The Department of Energy’s prime at the Waste Isolation Pilot Plant in New Mexico says a ventilation fan that has been dormant for years will start operating again during the New Year.
“While the 700-C fan is functionally operational and has been through all of the necessary testing and monitoring, including underground testing and balancing that are needed to bring the fan into service, a decision was made to wait until after the upcoming scheduled outages over the next few weeks and the holidays to put the fan into operation,” a spokesperson for DOE contractor Nuclear Waste Partnership said by email Thursday.
A staff report from the Defense Nuclear Facilities Safety Board dated Nov. 5 said that the Waste Isolation Pilot Plant (WIPP) started a 40-hour test of the 700-C fan in late October. After finishing the 40-hour test, the WIPP contractor conferred with DOE’s Carlsbad Field Office to see if the 700-C fan could run full-time.

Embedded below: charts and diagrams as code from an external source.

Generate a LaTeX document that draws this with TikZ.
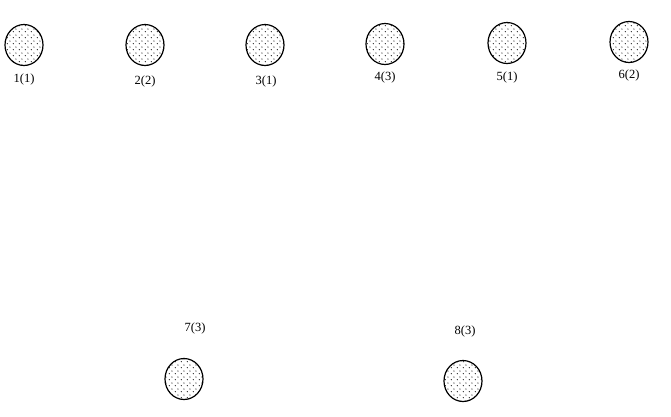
\documentclass[tikz,border=0pt]{standalone}
\usepackage{fontspec}
\setmainfont{Liberation Serif}
\usetikzlibrary{shapes.geometric,patterns.meta}
\tikzdeclarepattern{name=stip, type=uncolored, bottom left={(0pt,0pt)}, top right={(6pt,6pt)}, tile size={(6pt,6pt)},
  code={\fill (1.5pt,1.5pt) circle (0.7pt); \fill (4.5pt,4.5pt) circle (0.7pt);}}
\tikzset{
  blob/.style={ellipse, draw=black, line width=1.2pt, pattern=stip, pattern color=black, minimum width=38pt, minimum height=41pt, inner sep=0pt},
  lab/.style={inner sep=0pt, font=\fontsize{12.5}{14}\selectfont}
}
\begin{document}
\begin{tikzpicture}[x=1pt,y=-1pt]
\useasboundingbox (0,0) rectangle (671,416);
\node[blob] (c1) at (24,45) {};
\node[blob] (c2) at (145,45) {};
\node[blob] (c3) at (265,45) {};
\node[blob] (c4) at (385,44) {};
\node[blob] (c5) at (507,43) {};
\node[blob] (c6) at (629,42) {};
\node[blob] (c7) at (184,379) {};
\node[blob] (c8) at (463,381) {};
\node[lab] (l1) at (24,79) {1(1)};
\node[lab] (l2) at (145,81) {2(2)};
\node[lab] (l3) at (266,81) {3(1)};
\node[lab] (l4) at (385,77) {4(3)};
\node[lab] (l5) at (507,77) {5(1)};
\node[lab] (l6) at (629,75) {6(2)};
\node[lab] (l7) at (195,328) {7(3)};
\node[lab] (l8) at (465,331) {8(3)};
\end{tikzpicture}
\end{document}
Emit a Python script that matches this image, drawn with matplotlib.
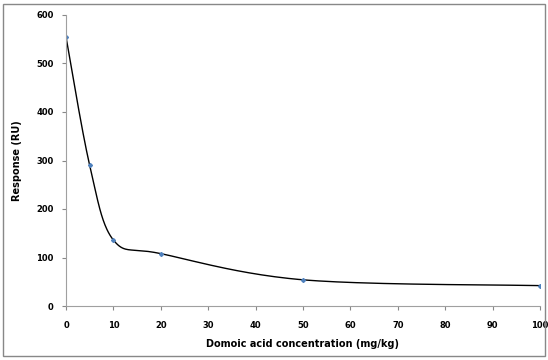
import numpy as np
import matplotlib.pyplot as plt
from matplotlib.patches import Rectangle

conc = [0, 5, 10, 20, 50, 100]
response = [555, 290, 136, 108, 54, 42]
xticks = [0, 10, 20, 30, 40, 50, 60, 70, 80, 90, 100]
yticks = [0, 100, 200, 300, 400, 500, 600]


# excel-like smoothed line (cubic bezier through the points)
def smooth(x, y, n=40):
    x = np.asarray(x, float)
    y = np.asarray(y, float)
    px = np.concatenate([[x[0]], x, [x[-1]]])
    py = np.concatenate([[y[0]], y, [y[-1]]])
    xs, ys = [], []
    t = np.linspace(0, 1, n)
    for i in range(1, len(px) - 2):
        p0 = np.array([px[i], py[i]])
        p3 = np.array([px[i + 1], py[i + 1]])
        p1 = p0 + (np.array([px[i + 1], py[i + 1]]) - np.array([px[i - 1], py[i - 1]])) / 6
        p2 = p3 - (np.array([px[i + 2], py[i + 2]]) - np.array([px[i], py[i]])) / 6
        b = ((1 - t) ** 3)[:, None] * p0 + (3 * (1 - t) ** 2 * t)[:, None] * p1 \
            + (3 * (1 - t) * t ** 2)[:, None] * p2 + (t ** 3)[:, None] * p3
        xs.extend(b[:, 0])
        ys.extend(b[:, 1])
    return xs, ys


fig = plt.figure(figsize=(5.48, 3.6), dpi=100)
ax = fig.add_axes([66 / 548, 54 / 360, 474 / 548, 291 / 360])

sx, sy = smooth(conc, response)
ax.plot(sx, sy, color="black", lw=1.0)
ax.plot(conc, response, ls="none", marker="D", ms=2, color="#4F81BD")

ax.set_xlim(0, 100)
ax.set_ylim(0, 600)
ax.set_xticks(xticks)
ax.set_yticks(yticks)
ax.tick_params(labelsize=6, colors="#888888", direction="out", length=3, width=0.8)
for lab in ax.get_xticklabels() + ax.get_yticklabels():
    lab.set_fontweight("bold")
    lab.set_color("black")
for s in ["top", "right"]:
    ax.spines[s].set_visible(False)
for s in ["left", "bottom"]:
    ax.spines[s].set_color("#a0a0a0")
ax.tick_params(axis="x", pad=8)
ax.tick_params(axis="y", pad=6)

ax.set_xlabel("Domoic acid concentration (mg/kg)", fontsize=7, fontweight="bold", labelpad=6)
ax.set_ylabel("Response (RU)", fontsize=7, fontweight="bold", labelpad=10)

fig.patches.append(Rectangle((3 / 548, 4 / 360), 542 / 548, 352 / 360, transform=fig.transFigure,
                             fill=False, edgecolor="#888888", lw=1))

fig.savefig("out.png", dpi=100)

During a town hall-style presentation on Nov. 18, Reinhard Knerr, DOE manager of the Carlsbad office, said about half the data from the 40-hour test was analyzed and showed no safety or environmental concerns. At that time, Knerr said the agency envisioned operations starting before year’s end.

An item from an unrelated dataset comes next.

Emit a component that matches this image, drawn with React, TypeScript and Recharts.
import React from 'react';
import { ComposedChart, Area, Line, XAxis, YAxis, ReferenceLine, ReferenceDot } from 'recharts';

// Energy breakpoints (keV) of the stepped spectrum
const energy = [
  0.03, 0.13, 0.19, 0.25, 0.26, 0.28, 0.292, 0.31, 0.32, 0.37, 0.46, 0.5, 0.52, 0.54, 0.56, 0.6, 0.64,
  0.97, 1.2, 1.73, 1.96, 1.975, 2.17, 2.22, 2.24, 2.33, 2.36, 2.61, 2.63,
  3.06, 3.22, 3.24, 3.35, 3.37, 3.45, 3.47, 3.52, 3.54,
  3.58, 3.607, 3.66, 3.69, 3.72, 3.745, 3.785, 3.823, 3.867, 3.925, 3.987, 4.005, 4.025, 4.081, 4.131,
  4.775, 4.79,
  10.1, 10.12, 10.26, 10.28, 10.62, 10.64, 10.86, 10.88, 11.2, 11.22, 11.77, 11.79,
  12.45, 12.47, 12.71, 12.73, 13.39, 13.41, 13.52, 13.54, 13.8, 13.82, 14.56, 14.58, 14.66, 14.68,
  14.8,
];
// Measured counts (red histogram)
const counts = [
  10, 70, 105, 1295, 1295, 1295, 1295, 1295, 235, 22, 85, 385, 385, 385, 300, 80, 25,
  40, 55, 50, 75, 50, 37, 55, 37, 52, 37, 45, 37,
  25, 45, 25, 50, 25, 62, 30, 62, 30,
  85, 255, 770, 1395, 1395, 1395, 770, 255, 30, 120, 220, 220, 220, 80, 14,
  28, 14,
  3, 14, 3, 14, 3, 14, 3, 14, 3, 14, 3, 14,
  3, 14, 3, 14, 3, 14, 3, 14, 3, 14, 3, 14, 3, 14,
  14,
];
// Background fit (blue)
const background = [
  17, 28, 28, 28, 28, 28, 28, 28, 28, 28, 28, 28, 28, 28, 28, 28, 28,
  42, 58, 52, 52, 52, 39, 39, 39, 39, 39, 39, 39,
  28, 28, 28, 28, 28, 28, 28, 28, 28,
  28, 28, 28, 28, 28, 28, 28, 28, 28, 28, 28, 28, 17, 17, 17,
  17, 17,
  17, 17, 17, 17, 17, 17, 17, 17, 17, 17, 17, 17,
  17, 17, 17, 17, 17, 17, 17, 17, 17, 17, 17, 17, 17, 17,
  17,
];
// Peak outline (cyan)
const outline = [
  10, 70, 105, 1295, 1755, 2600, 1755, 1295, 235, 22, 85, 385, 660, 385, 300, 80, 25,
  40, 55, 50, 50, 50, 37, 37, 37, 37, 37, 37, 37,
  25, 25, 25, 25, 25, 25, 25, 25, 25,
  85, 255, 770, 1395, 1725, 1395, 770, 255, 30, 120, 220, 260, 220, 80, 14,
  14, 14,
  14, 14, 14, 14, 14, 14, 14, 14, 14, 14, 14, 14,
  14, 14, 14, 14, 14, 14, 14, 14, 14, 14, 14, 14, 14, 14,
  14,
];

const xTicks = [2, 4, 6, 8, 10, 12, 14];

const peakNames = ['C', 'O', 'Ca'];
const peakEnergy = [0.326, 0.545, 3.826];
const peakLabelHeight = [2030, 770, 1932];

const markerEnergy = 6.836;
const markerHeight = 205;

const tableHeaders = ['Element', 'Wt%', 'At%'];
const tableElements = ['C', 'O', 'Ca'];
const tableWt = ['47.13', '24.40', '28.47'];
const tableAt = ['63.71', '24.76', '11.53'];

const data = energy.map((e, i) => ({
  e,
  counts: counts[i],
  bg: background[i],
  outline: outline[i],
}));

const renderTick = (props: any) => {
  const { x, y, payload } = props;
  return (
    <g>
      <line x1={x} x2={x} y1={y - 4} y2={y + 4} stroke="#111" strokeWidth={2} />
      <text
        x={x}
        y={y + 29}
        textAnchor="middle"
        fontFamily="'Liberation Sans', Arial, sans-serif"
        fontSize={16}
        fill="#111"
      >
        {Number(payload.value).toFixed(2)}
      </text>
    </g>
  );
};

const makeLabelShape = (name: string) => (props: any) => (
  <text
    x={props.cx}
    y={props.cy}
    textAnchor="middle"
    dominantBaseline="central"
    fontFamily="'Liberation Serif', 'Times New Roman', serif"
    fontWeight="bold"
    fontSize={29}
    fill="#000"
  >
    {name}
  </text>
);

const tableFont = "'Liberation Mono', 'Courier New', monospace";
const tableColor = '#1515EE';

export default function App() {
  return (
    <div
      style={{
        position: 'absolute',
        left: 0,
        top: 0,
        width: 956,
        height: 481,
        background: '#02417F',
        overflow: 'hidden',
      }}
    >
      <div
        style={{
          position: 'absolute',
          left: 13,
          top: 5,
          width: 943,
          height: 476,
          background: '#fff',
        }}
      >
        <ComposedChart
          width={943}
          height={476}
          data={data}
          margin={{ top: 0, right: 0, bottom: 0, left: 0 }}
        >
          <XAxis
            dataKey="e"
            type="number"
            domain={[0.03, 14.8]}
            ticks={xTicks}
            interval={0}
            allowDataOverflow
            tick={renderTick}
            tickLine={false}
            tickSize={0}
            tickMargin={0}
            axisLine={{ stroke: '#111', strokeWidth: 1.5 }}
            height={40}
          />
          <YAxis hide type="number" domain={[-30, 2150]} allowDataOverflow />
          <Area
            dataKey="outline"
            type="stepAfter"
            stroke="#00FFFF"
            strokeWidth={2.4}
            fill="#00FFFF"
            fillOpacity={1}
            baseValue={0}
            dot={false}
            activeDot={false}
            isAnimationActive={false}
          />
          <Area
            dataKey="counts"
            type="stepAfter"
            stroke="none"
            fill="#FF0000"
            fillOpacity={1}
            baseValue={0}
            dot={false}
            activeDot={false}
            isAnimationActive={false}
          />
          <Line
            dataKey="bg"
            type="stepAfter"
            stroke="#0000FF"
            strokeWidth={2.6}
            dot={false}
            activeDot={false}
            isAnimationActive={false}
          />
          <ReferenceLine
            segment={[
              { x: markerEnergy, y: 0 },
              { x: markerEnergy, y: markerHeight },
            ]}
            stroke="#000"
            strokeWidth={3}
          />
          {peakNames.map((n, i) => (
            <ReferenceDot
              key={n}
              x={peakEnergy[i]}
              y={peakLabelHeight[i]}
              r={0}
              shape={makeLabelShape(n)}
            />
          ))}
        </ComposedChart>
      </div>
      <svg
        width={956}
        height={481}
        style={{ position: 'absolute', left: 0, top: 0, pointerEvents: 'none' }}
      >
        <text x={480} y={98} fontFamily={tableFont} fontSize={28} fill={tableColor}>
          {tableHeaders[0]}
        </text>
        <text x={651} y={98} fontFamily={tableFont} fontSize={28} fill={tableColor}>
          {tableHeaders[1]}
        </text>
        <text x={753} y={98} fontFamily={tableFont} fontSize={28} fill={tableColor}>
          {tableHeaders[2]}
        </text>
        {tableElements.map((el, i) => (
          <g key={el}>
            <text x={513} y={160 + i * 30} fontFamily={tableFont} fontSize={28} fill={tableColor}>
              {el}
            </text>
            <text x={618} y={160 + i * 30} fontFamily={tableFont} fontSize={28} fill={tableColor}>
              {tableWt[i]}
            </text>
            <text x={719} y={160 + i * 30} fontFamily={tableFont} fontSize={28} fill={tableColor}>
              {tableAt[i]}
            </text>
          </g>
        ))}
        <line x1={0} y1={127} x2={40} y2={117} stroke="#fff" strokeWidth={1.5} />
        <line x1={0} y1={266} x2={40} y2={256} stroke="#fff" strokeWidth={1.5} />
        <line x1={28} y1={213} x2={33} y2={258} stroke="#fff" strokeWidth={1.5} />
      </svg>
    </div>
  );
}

Deploying the unfiltered 700-C legacy fan, idle since before a February 2014 underground radiation leak that kept WIPP offline for about three years, should increase airflow in the underground during non-waste-handling operations, Knerr said.
“The 700-C fan will act as a bridge until the SSCVS [Safety Significant Confinement Ventilation System] is online” sometime around 2025, the DOE manager said during the presentation.
Restarting the fan should add about 90,000 cubic feet per minute of airflow, for a total underground airflow of about 240,000 cubic feet per minute. When the new safety significant system gets going in a few years, underground airflow should reach 540,000 cubic feet per minute, DOE has said.
The DOE and WIPP have been talking about restarting the fan throughout the year, and had hoped to have it operating a few months ago.